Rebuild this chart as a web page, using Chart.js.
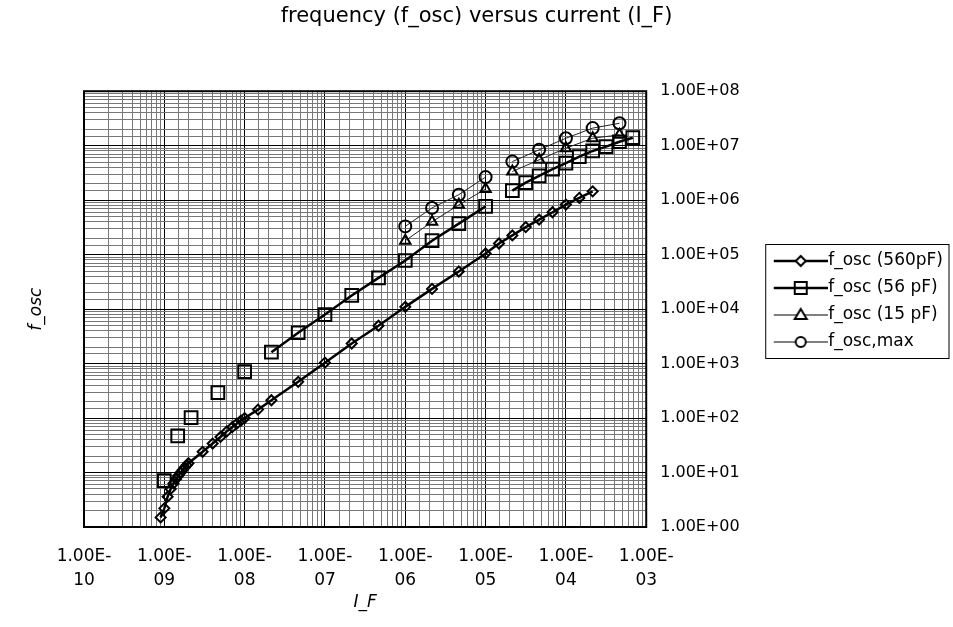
<!DOCTYPE html>
<html lang="en">
  <head>
    <meta charset="UTF-8" />
    <title>frequency versus current</title>
    <script src="https://cdn.jsdelivr.net/npm/chart.js@4.4.1/dist/chart.umd.min.js"></script>
    <style>
      body { margin: 0; background: #fff; }
      #wrap { width: 953px; height: 627px; }
    </style>
  </head>
  <body>
    <div id="wrap"><canvas id="chart"></canvas></div>

    <script>
      // current values (A) and frequencies (Hz)
      const I_560 = [9e-10, 1e-9, 1.1e-9, 1.2e-9, 1.3e-9, 1.4e-9, 1.5e-9, 1.6e-9, 1.7e-9, 1.8e-9, 1.9e-9, 2e-9,
                     3e-9, 4e-9, 5e-9, 6e-9, 7e-9, 8e-9, 9e-9, 1e-8, 1.468e-8, 2.154e-8, 4.642e-8,
                     1e-7, 2.154e-7, 4.642e-7, 1e-6, 2.154e-6, 4.642e-6, 1e-5, 1.468e-5, 2.154e-5,
                     3.162e-5, 4.642e-5, 6.813e-5, 1e-4, 1.468e-4, 2.154e-4];
      const F_560 = [1.5, 2.2, 3.6, 5.0, 6.3, 7.6, 8.8, 10, 11.2, 12.4, 13.6, 14.8,
                     24, 34, 45, 57, 68, 79, 90, 100, 143, 212, 462,
                     1040, 2340, 4950, 1.1e4, 2.35e4, 4.9e4, 1.05e5, 1.6e5, 2.25e5,
                     3.2e5, 4.4e5, 6e5, 8.3e5, 1.1e6, 1.45e6];

      // null = empty cell, breaks the line
      const I_56 = [1e-9, 1.2e-9, 1.468e-9, 1.8e-9, 2.154e-9, 3.162e-9, 4.642e-9, 6.813e-9, 1e-8, 1.468e-8,
                    2.154e-8, 4.642e-8, 1e-7, 2.154e-7, 4.642e-7, 1e-6, 2.154e-6, 4.642e-6, 1e-5, 1.468e-5,
                    2.154e-5, 3.162e-5, 4.642e-5, 6.813e-5, 1e-4, 1.468e-4, 2.154e-4, 3.162e-4, 4.642e-4, 6.813e-4];
      const F_56 = [7.1, null, 47, null, 102, null, 293, null, 710, null,
                    1620, 3680, 7950, 1.78e4, 3.74e4, 7.8e4, 1.8e5, 3.7e5, 7.7e5, null,
                    1.5e6, 2.1e6, 2.8e6, 3.7e6, 4.8e6, 6.3e6, 8.0e6, 9.6e6, 1.18e7, 1.4e7];

      const I_15 = [1e-6, 2.154e-6, 4.642e-6, 1e-5, 1.468e-5, 2.154e-5, 4.642e-5, 1e-4, 2.154e-4, 4.642e-4];
      const F_15 = [1.8e5, 4.0e5, 8.2e5, 1.6e6, null, 3.36e6, 5.5e6, 9.0e6, 1.37e7, 1.58e7];

      const I_max = [1e-6, 2.154e-6, 4.642e-6, 1e-5, 1.468e-5, 2.154e-5, 4.642e-5, 1e-4, 2.154e-4, 4.642e-4];
      const F_max = [3.3e5, 7.2e5, 1.26e6, 2.65e6, null, 5.1e6, 8.4e6, 1.37e7, 2.1e7, 2.58e7];

      const seriesNames = ['f_osc (560pF)', 'f_osc (56 pF)', 'f_osc (15 pF)', 'f_osc,max'];

      function pts(xs, ys) {
        return xs.map((x, i) => ({ x: x, y: ys[i] }));
      }

      function isPow10(v) {
        const l = Math.log10(v);
        return Math.abs(l - Math.round(l)) < 1e-6;
      }

      function pad2(n) {
        return String(Math.abs(n)).padStart(2, '0');
      }

      // little line + marker pictures for the legend
      // (picture is centred on the legend box, so the left part is left blank)
      function makeIcon(shape, lineWidth) {
        const c = document.createElement('canvas');
        c.width = 72; c.height = 18;
        const g = c.getContext('2d');
        const cx = 45, cy = 9;
        g.strokeStyle = '#000';
        g.lineWidth = lineWidth;
        g.beginPath(); g.moveTo(18, cy); g.lineTo(72, cy); g.stroke();
        g.lineWidth = 2;
        g.fillStyle = '#fff';
        g.beginPath();
        if (shape === 'diamond') {
          g.moveTo(cx, cy - 5); g.lineTo(cx + 5, cy); g.lineTo(cx, cy + 5); g.lineTo(cx - 5, cy); g.closePath(); g.fill();
        } else if (shape === 'square') {
          g.rect(cx - 6, cy - 6, 12, 12);
        } else if (shape === 'triangle') {
          g.moveTo(cx, cy - 6); g.lineTo(cx + 6, cy + 4); g.lineTo(cx - 6, cy + 4); g.closePath(); g.fill();
        } else {
          g.arc(cx, cy, 5, 0, Math.PI * 2); g.fill();
        }
        g.stroke();
        return c;
      }
      const icons = [makeIcon('diamond', 2.5), makeIcon('square', 2.5), makeIcon('triangle', 1), makeIcon('circle', 1)];

      // frame round the plot and round the legend
      const framePlugin = {
        id: 'frame',
        afterDraw(chart) {
          const { ctx, chartArea: a, legend } = chart;
          ctx.save();
          ctx.strokeStyle = '#000';
          ctx.lineWidth = 2;
          ctx.strokeRect(a.left, a.top, a.right - a.left, a.bottom - a.top);
          const hb = legend.legendHitBoxes;
          if (hb && hb.length) {
            let l = Infinity, t = Infinity, r = -Infinity, b = -Infinity;
            hb.forEach(h => {
              l = Math.min(l, h.left); t = Math.min(t, h.top);
              r = Math.max(r, h.left + h.width); b = Math.max(b, h.top + h.height);
            });
            ctx.lineWidth = 1;
            ctx.strokeRect(l + 2, t - 8, Math.min(r + 6, 951) - (l + 2), b - t + 16);
          }
          ctx.restore();
        }
      };

      const ctx = document.getElementById('chart').getContext('2d');
      const myChart = new Chart(ctx, {
        type: 'scatter',
        data: {
          datasets: [{
            label: seriesNames[0],
            data: pts(I_560, F_560),
            showLine: true,
            borderColor: '#000',
            borderWidth: 2.5,
            pointStyle: 'rectRot',
            pointRadius: 5,
            pointBorderWidth: 2,
            pointBorderColor: '#000',
            pointBackgroundColor: 'rgba(0,0,0,0)'
          }, {
            label: seriesNames[1],
            data: pts(I_56, F_56),
            showLine: true,
            borderColor: '#000',
            borderWidth: 2.5,
            pointStyle: 'rect',
            pointRadius: 9,
            pointBorderWidth: 2,
            pointBorderColor: '#000',
            pointBackgroundColor: 'rgba(0,0,0,0)'
          }, {
            label: seriesNames[2],
            data: pts(I_15, F_15),
            showLine: true,
            borderColor: '#222',
            borderWidth: 1,
            pointStyle: 'triangle',
            pointRadius: 6,
            pointBorderWidth: 2,
            pointBorderColor: '#000',
            pointBackgroundColor: 'rgba(0,0,0,0)'
          }, {
            label: seriesNames[3],
            data: pts(I_max, F_max),
            showLine: true,
            borderColor: '#222',
            borderWidth: 1,
            pointStyle: 'circle',
            pointRadius: 6,
            pointBorderWidth: 2,
            pointBorderColor: '#000',
            pointBackgroundColor: 'rgba(0,0,0,0)'
          }]
        },
        options: {
          responsive: true,
          maintainAspectRatio: false,
          animation: false,
          spanGaps: false,
          layout: { padding: { left: 0, right: 0, top: 0, bottom: 0 } },
          plugins: {
            title: {
              display: true,
              text: 'frequency (f_osc) versus current (I_F)',
              color: '#000',
              font: { family: 'DejaVu Sans', size: 21, weight: 'normal' },
              padding: { top: 4, bottom: 62 }
            },
            legend: {
              position: 'right',
              maxWidth: 260,
              title: {
                // empty title with negative padding lifts the items a little
                display: true,
                text: '',
                font: { size: 1, lineHeight: 1 },
                padding: { top: -13, bottom: -12 }
              },
              labels: {
                color: '#000',
                font: { family: 'DejaVu Sans', size: 17 },
                usePointStyle: true,
                pointStyleWidth: 56,
                padding: 10,
                generateLabels(chart) {
                  return chart.data.datasets.map((ds, i) => ({
                    text: ds.label,
                    pointStyle: icons[i],
                    datasetIndex: i,
                    lineWidth: 0,
                    fillStyle: 'rgba(0,0,0,0)',
                    strokeStyle: 'rgba(0,0,0,0)',
                    fontColor: '#000'
                  }));
                }
              }
            },
            tooltip: { enabled: false }
          },
          scales: {
            x: {
              type: 'logarithmic',
              min: 1e-10,
              max: 1e-3,
              afterFit(scale) { scale.height = 100; },
              border: { display: false },
              grid: {
                drawTicks: false,
                color: c => isPow10(c.tick.value) ? '#000' : '#777',
                lineWidth: 1
              },
              ticks: {
                autoSkip: false,
                maxRotation: 0,
                padding: 17,
                color: '#000',
                font: { family: 'DejaVu Sans', size: 17, lineHeight: 1.45 },
                callback: v => isPow10(v) ? ['1.00E-', pad2(Math.round(Math.log10(v)))] : ''
              },
              title: {
                display: true,
                text: 'I_F',
                color: '#000',
                font: { family: 'DejaVu Sans', size: 17, style: 'italic' },
                padding: { top: 4, bottom: 14 }
              }
            },
            y: {
              type: 'logarithmic',
              position: 'right',
              min: 1,
              max: 1e8,
              border: { display: false },
              grid: {
                drawTicks: false,
                color: c => isPow10(c.tick.value) ? '#000' : '#777',
                lineWidth: 1
              },
              ticks: {
                autoSkip: false,
                padding: 14,
                color: '#000',
                font: { family: 'DejaVu Sans', size: 16 },
                callback: v => isPow10(v) ? '1.00E+' + pad2(Math.round(Math.log10(v))) : ''
              }
            },
            y2: {
              type: 'logarithmic',
              position: 'left',
              min: 1,
              max: 1e8,
              afterFit(scale) { scale.width = 84; },
              border: { display: false },
              grid: { display: false },
              ticks: { display: false },
              title: {
                display: true,
                text: 'f_osc',
                color: '#000',
                font: { family: 'DejaVu Sans', size: 17, style: 'italic' },
                padding: { top: 26 }
              }
            }
          }
        },
        plugins: [framePlugin]
      });
    </script>
  </body>
</html>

▸ Task to carry out
Please repeat exactly the data above from its first line to the line that contains "9.0e6, 1.37e7, 1.58e7];", inclusive, and leave every picture out.

▸ Solution to this problem
Rebuild this chart as a web page, using Chart.js.
<!DOCTYPE html>
<html lang="en">
  <head>
    <meta charset="UTF-8" />
    <title>frequency versus current</title>
    <script src="https://cdn.jsdelivr.net/npm/chart.js@4.4.1/dist/chart.umd.min.js"></script>
    <style>
      body { margin: 0; background: #fff; }
      #wrap { width: 953px; height: 627px; }
    </style>
  </head>
  <body>
    <div id="wrap"><canvas id="chart"></canvas></div>

    <script>
      // current values (A) and frequencies (Hz)
      const I_560 = [9e-10, 1e-9, 1.1e-9, 1.2e-9, 1.3e-9, 1.4e-9, 1.5e-9, 1.6e-9, 1.7e-9, 1.8e-9, 1.9e-9, 2e-9,
                     3e-9, 4e-9, 5e-9, 6e-9, 7e-9, 8e-9, 9e-9, 1e-8, 1.468e-8, 2.154e-8, 4.642e-8,
                     1e-7, 2.154e-7, 4.642e-7, 1e-6, 2.154e-6, 4.642e-6, 1e-5, 1.468e-5, 2.154e-5,
                     3.162e-5, 4.642e-5, 6.813e-5, 1e-4, 1.468e-4, 2.154e-4];
      const F_560 = [1.5, 2.2, 3.6, 5.0, 6.3, 7.6, 8.8, 10, 11.2, 12.4, 13.6, 14.8,
                     24, 34, 45, 57, 68, 79, 90, 100, 143, 212, 462,
                     1040, 2340, 4950, 1.1e4, 2.35e4, 4.9e4, 1.05e5, 1.6e5, 2.25e5,
                     3.2e5, 4.4e5, 6e5, 8.3e5, 1.1e6, 1.45e6];

      // null = empty cell, breaks the line
      const I_56 = [1e-9, 1.2e-9, 1.468e-9, 1.8e-9, 2.154e-9, 3.162e-9, 4.642e-9, 6.813e-9, 1e-8, 1.468e-8,
                    2.154e-8, 4.642e-8, 1e-7, 2.154e-7, 4.642e-7, 1e-6, 2.154e-6, 4.642e-6, 1e-5, 1.468e-5,
                    2.154e-5, 3.162e-5, 4.642e-5, 6.813e-5, 1e-4, 1.468e-4, 2.154e-4, 3.162e-4, 4.642e-4, 6.813e-4];
      const F_56 = [7.1, null, 47, null, 102, null, 293, null, 710, null,
                    1620, 3680, 7950, 1.78e4, 3.74e4, 7.8e4, 1.8e5, 3.7e5, 7.7e5, null,
                    1.5e6, 2.1e6, 2.8e6, 3.7e6, 4.8e6, 6.3e6, 8.0e6, 9.6e6, 1.18e7, 1.4e7];

      const I_15 = [1e-6, 2.154e-6, 4.642e-6, 1e-5, 1.468e-5, 2.154e-5, 4.642e-5, 1e-4, 2.154e-4, 4.642e-4];
      const F_15 = [1.8e5, 4.0e5, 8.2e5, 1.6e6, null, 3.36e6, 5.5e6, 9.0e6, 1.37e7, 1.58e7];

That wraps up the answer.